Winter 2021 - Written in the Rockies

The Spring
The Spring is a time of new life. New life in the most natural and literal meaning. Babies in the spring, fawns, cubs, pups, so many adorable creatures to marvel at, and so many mothers to keep a healthy distance from. New life in the form of plants. The wildflowers that have stayed dormant under multiple feet of snow, waiting for their chance to break out of their cold icy cage and flaunt their personalities for a couple weeks of fragrant and colorful showmanship. They crowd the high meadows and hillsides fighting for sunlight, and hoping to be admired by whatever passes by. I couldn't count the amount of lovely, invigorating spring hikes through wildflowers I have had in my time in the mountains. The deciduous trees turn from mere logs with sticks, to shady refuges for all of nature’s creatures to climb, eat, and sit under. Finally, spring brings new life to the soul. After a long, cold, dark, and unforgiving winter, the weight of the conditions is lifted from the shoulders of every creature, just as it is from man. Even though the new year comes months prior to the spring on the calendar, it is more fitting to declare the new year as when the high alpine snow begins to melt off the mountain.​​​​​​​

The Summer
The Summer brings many treats. One of which being the way your senses are stimulated, a way that gives smells, feelings, sounds, and sights that only the heat of the summer sun can coax out of an environment. These summer smells are different from the smells of spring, that the rains and runoff can bring. This is a hot, dry, toasting of the landscape. The sweet smell of the sagebrush wafts in the air as it is kicked by behemoths of the last Ice Age.  I've been fortunate to experience bison in many parks across the west, such as Yellowstone, Wind Cave, and Custer State Park.  The story is often similar each time, but never a bore. 

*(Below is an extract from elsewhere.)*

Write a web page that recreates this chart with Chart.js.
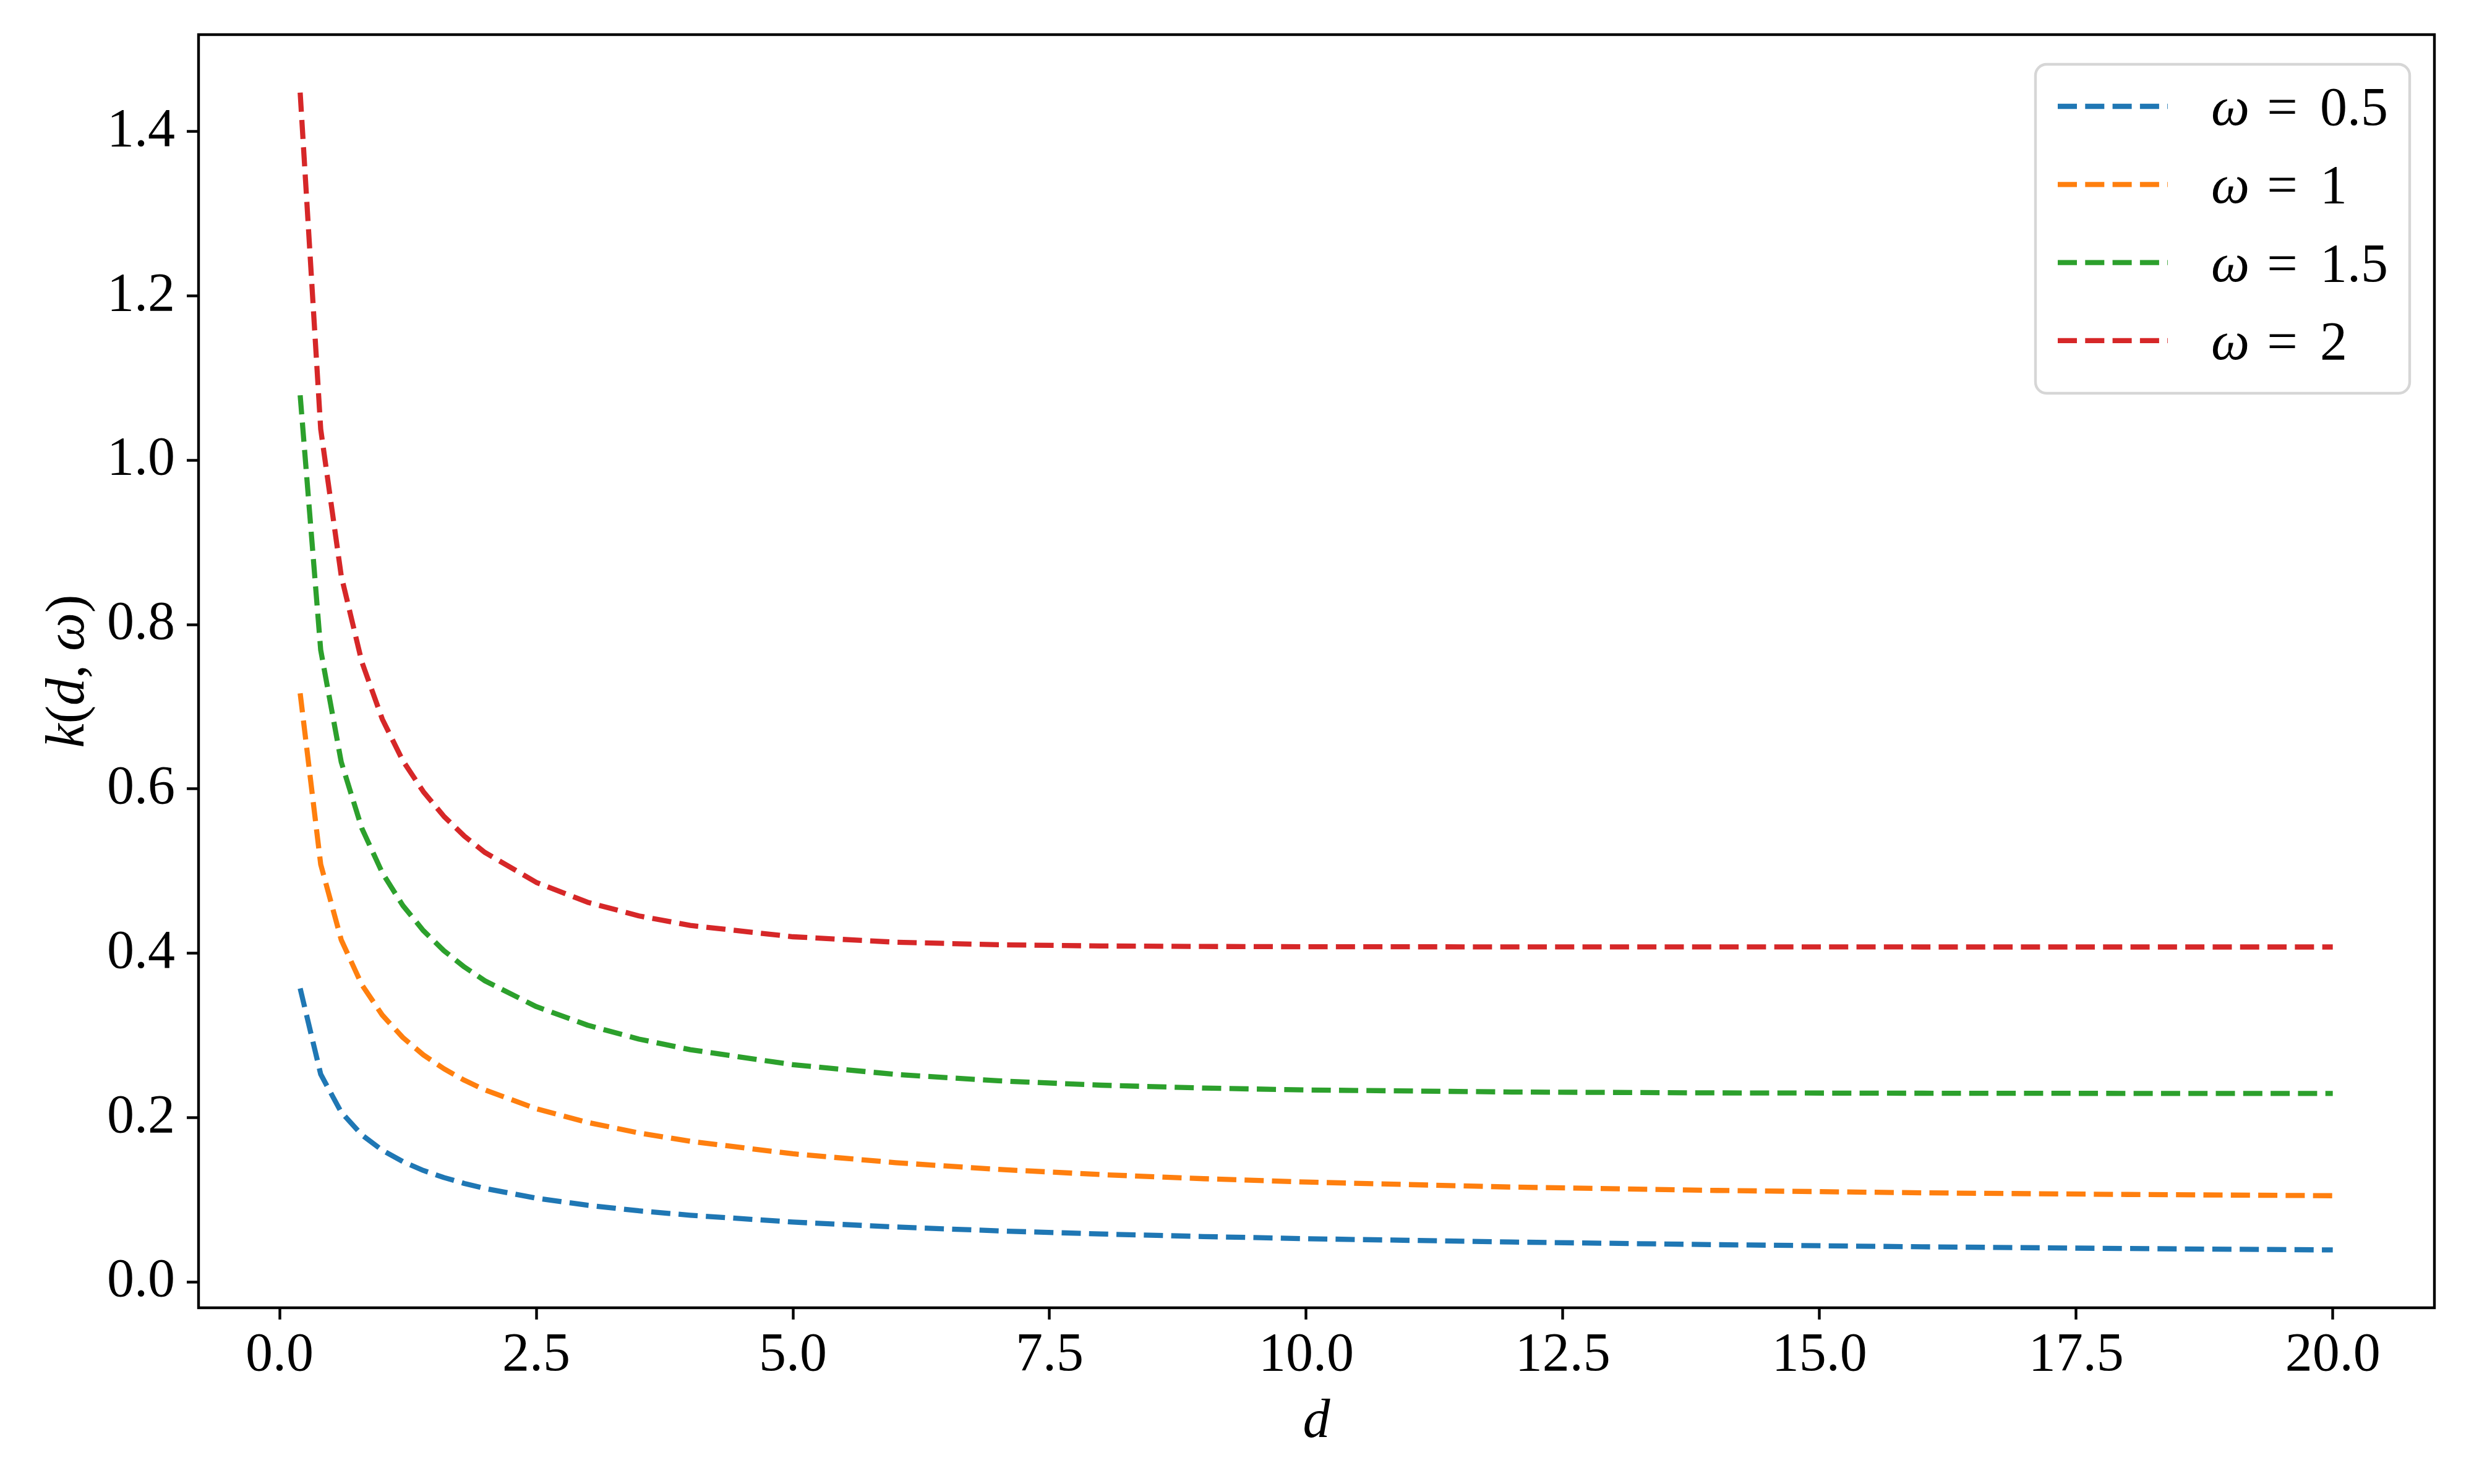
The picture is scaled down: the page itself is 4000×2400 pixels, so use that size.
<!DOCTYPE html>
<html lang="en">
<head>
  <meta charset="UTF-8" />
  <title>k(d, ω)</title>
  <script src="https://cdn.jsdelivr.net/npm/chart.js@4"></script>
  <style>
    html, body { margin: 0; padding: 0; background: #fff; }
    #wrap { width: 4000px; height: 2400px; }
  </style>
</head>
<body>
  <div id="wrap"><canvas id="kChart" width="4000" height="2400"></canvas></div>

  <script>
    // depth values d along the x axis
    const depths = [0.2, 0.4, 0.6, 0.8, 1.0, 1.2, 1.4, 1.6, 1.8, 2.0, 2.5, 3, 3.5, 4, 5, 6, 7, 8, 9, 10, 12, 14, 16, 18, 20];

    // k(d, w), one array per w
    const kOmega05 = [0.3573, 0.2528, 0.2066, 0.1791, 0.1603, 0.1465, 0.1357, 0.1271, 0.1199, 0.1138, 0.1020, 0.0934, 0.0866, 0.0812, 0.0729, 0.0669, 0.0622, 0.0584, 0.0553, 0.0527, 0.0486, 0.0454, 0.0428, 0.0407, 0.0390];
    const kOmega1  = [0.7164, 0.5083, 0.4164, 0.3619, 0.3248, 0.2975, 0.2764, 0.2595, 0.2455, 0.2337, 0.2109, 0.1942, 0.1814, 0.1712, 0.1560, 0.1452, 0.1370, 0.1307, 0.1257, 0.1216, 0.1155, 0.1114, 0.1085, 0.1065, 0.1050];
    const kOmega15 = [1.0791, 0.7690, 0.6328, 0.5524, 0.4980, 0.4582, 0.4276, 0.4032, 0.3833, 0.3665, 0.3351, 0.3125, 0.2956, 0.2827, 0.2644, 0.2526, 0.2448, 0.2395, 0.2360, 0.2337, 0.2312, 0.2301, 0.2297, 0.2295, 0.2294];
    const kOmega2  = [1.4475, 1.0379, 0.8594, 0.7549, 0.6850, 0.6344, 0.5967, 0.5667, 0.5425, 0.5227, 0.4863, 0.4621, 0.4455, 0.4339, 0.4201, 0.4135, 0.4104, 0.4089, 0.4083, 0.4080, 0.4078, 0.4078, 0.4077, 0.4077, 0.4077];

    const omegaLabels = ['0.5', '1', '1.5', '2'];
    const xTicks = [0, 2.5, 5, 7.5, 10, 12.5, 15, 17.5, 20];
    const yTicks = [0, 0.2, 0.4, 0.6, 0.8, 1.0, 1.2, 1.4];

    const colors = ['#1f77b4', '#ff7f0e', '#2ca02c', '#d62728'];
    const FONT = "'Liberation Serif', 'Times New Roman', serif";
    const FS = 88;

    function toPoints(vals) {
      return depths.map((d, i) => ({ x: d, y: vals[i] }));
    }

    // draw a row of text pieces, some italic, on one baseline
    function drawPieces(ctx, pieces, x, baseline, align) {
      const widths = pieces.map(p => {
        ctx.font = (p[1] ? 'italic ' : '') + FS + 'px ' + FONT;
        return ctx.measureText(p[0]).width;
      });
      const total = widths.reduce((a, b) => a + b, 0);
      let cx = align === 'center' ? x - total / 2 : x;
      ctx.textAlign = 'left';
      ctx.textBaseline = 'alphabetic';
      pieces.forEach((p, i) => {
        ctx.font = (p[1] ? 'italic ' : '') + FS + 'px ' + FONT;
        ctx.fillText(p[0], cx, baseline);
        cx += widths[i];
      });
    }

    const framePlugin = {
      id: 'frameAndText',
      afterDraw(chart) {
        const { ctx, chartArea: a } = chart;
        ctx.save();
        ctx.fillStyle = '#000';
        ctx.strokeStyle = '#000';
        ctx.lineWidth = 4.4;
        ctx.strokeRect(a.left, a.top, a.right - a.left, a.bottom - a.top);

        // x axis title
        drawPieces(ctx, [['d', true]], (a.left + a.right) / 2, 2324, 'center');

        // y axis title, rotated
        ctx.save();
        ctx.translate(107, (a.top + a.bottom) / 2);
        ctx.rotate(-Math.PI / 2);
        drawPieces(ctx, [['k', true], ['(', false], ['d', true], [', ', false], ['ω', true], [')', false]], 0, 28, 'center');
        ctx.restore();

        // legend box
        const lx = 3291, ly = 104, lw = 605, lh = 532, r = 18;
        ctx.beginPath();
        ctx.moveTo(lx + r, ly);
        ctx.arcTo(lx + lw, ly, lx + lw, ly + lh, r);
        ctx.arcTo(lx + lw, ly + lh, lx, ly + lh, r);
        ctx.arcTo(lx, ly + lh, lx, ly, r);
        ctx.arcTo(lx, ly, lx + lw, ly, r);
        ctx.closePath();
        ctx.fillStyle = 'rgba(255,255,255,0.8)';
        ctx.fill();
        ctx.strokeStyle = '#d6d6d6';
        ctx.lineWidth = 4.4;
        ctx.stroke();

        chart.data.datasets.forEach((ds, i) => {
          const rowY = ly + 68 + i * 126.3;
          ctx.save();
          ctx.strokeStyle = ds.borderColor;
          ctx.lineWidth = 8.3;
          ctx.setLineDash([31, 13.3]);
          ctx.beginPath();
          ctx.moveTo(3327, rowY);
          ctx.lineTo(3505, rowY);
          ctx.stroke();
          ctx.restore();

          ctx.fillStyle = '#000';
          const base = rowY + 30;
          drawPieces(ctx, [['ω', true]], 3575, base, 'left');
          drawPieces(ctx, [['=', false]], 3690, base, 'center');
          drawPieces(ctx, [[omegaLabels[i], false]], 3751, base, 'left');
        });
        ctx.restore();
      }
    };

    const gridOpts = {
      display: true,
      drawOnChartArea: false,
      drawTicks: true,
      tickLength: 19,
      tickWidth: 4.4,
      tickColor: '#000'
    };

    const ctx = document.getElementById('kChart').getContext('2d');
    new Chart(ctx, {
      type: 'line',
      data: {
        datasets: [kOmega05, kOmega1, kOmega15, kOmega2].map((vals, i) => ({
          label: 'ω = ' + omegaLabels[i],
          data: toPoints(vals),
          borderColor: colors[i],
          backgroundColor: colors[i],
          borderWidth: 8.3,
          borderDash: [31, 13.3],
          borderJoinStyle: 'round',
          pointRadius: 0,
          tension: 0,
          fill: false
        }))
      },
      options: {
        responsive: false,
        animation: false,
        devicePixelRatio: 1,
        layout: { padding: { top: 56, right: 64, left: 0, bottom: 0 } },
        plugins: {
          legend: { display: false },
          tooltip: { enabled: false }
        },
        scales: {
          x: {
            type: 'linear',
            min: -0.79,
            max: 20.99,
            afterBuildTicks: s => { s.ticks = xTicks.map(v => ({ value: v })); },
            afterFit: s => { s.height = 285; s.paddingLeft = 0; s.paddingRight = 0; },
            grid: gridOpts,
            border: { display: false },
            ticks: {
              autoSkip: false,
              maxRotation: 0,
              padding: 6,
              color: '#000',
              font: { family: FONT, size: FS },
              callback: v => Number(v).toFixed(1)
            }
          },
          y: {
            type: 'linear',
            min: -0.0314,
            max: 1.518,
            afterBuildTicks: s => { s.ticks = yTicks.map(v => ({ value: v })); },
            afterFit: s => { s.width = 321; s.paddingTop = 0; s.paddingBottom = 0; },
            grid: gridOpts,
            border: { display: false },
            ticks: {
              autoSkip: false,
              padding: 19,
              color: '#000',
              font: { family: FONT, size: FS },
              callback: v => Number(v).toFixed(1)
            }
          }
        }
      },
      plugins: [framePlugin]
    });
  </script>
</body>
</html>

I remember sitting in my truck, stopped on a dusty dirt road in Custer State Park, admiring a herd of bison lumber past me. I had turned off the engine so I could hear their footsteps and their bellows as they passed. Each step brought thud to the Earth that only the largest mammal on the continent could create. Their deep moans and groans were just as they were heard in 1830. Every now and again I would get a dusty scent of them, but not much. What I do remember is the smell of the prairie grass being blown into my truck cab. A faint hint of wildflower mixed in. I can still feel the sunshine on my left arm hanging out the window as I took pictures of the beautiful behemoths. I breathed in the warmed smell of native grasses and dirt, and loved every second of it. 
The Fall
The Fall is a time of change for many natural places. A time when the aspen trees shimmer with yellows, reds, and oranges, creating the illusion of a forest fire from a distance. A time when the wind has just a little chill to it. A time when the daylight slowly starts to fade, and illuminates the artwork of nature a little less each day. As much as it is a slow “winding down” of the summer and its activities, it is also an explosion of liveliness. Throughout the mountains you’ll hear the clashing of elk and deer antlers as they spar with one another, trying to win the affection of lucky females. The air is filled with testosterone and other signs of the creation of next year's herd-mates. In other, less aggressive activities, the sky becomes crowded, with countless animals flying south for winter. The canopies of forests are riddled with squirrels, and other creatures who would rather rough out the winter, stocking nests and caches with food. Bears of all sizes are eating their last meals before a long winter’s nap. Some eat berries and roots, trying their hardest to pack on the pounds before their bed calls them home. Others camp out on waterfalls, meandering around with their mouths open, waiting for a fish to jump in their jaws. Nature never claimed to be fair, nor to provide for any creature, but she did allow those creatures the opportunity to provide for themselves. 
The Winter
The Winter is the toughest time in the mountains, but it also sets the stage for the other seasons. Snowpack in the alpine hoards life-giving water until the spring.  Snow in the lower elevation forests turns the ground from a grocery store of plants for creatures to forage on, to a cold blanket to move for a wilted leaf. On the flipside, without that snowpack the wild would see disastrous impacts. Those plants would not grow for the creatures to forage on in the spring. The rivers would be empty.  The wildfires of summer would burn hotter and longer than ever before.  Glaciers are fed and grow due to snow compacting itself into dense ice. Those glaciers feed fresh water creeks and rivers for miles. Snow in many semi-arid deserts like those of Colorado and Utah are essential for life to exist, high alpine snowpack providing everything below it with life. Without the winter, life would not thrive as it does every other season.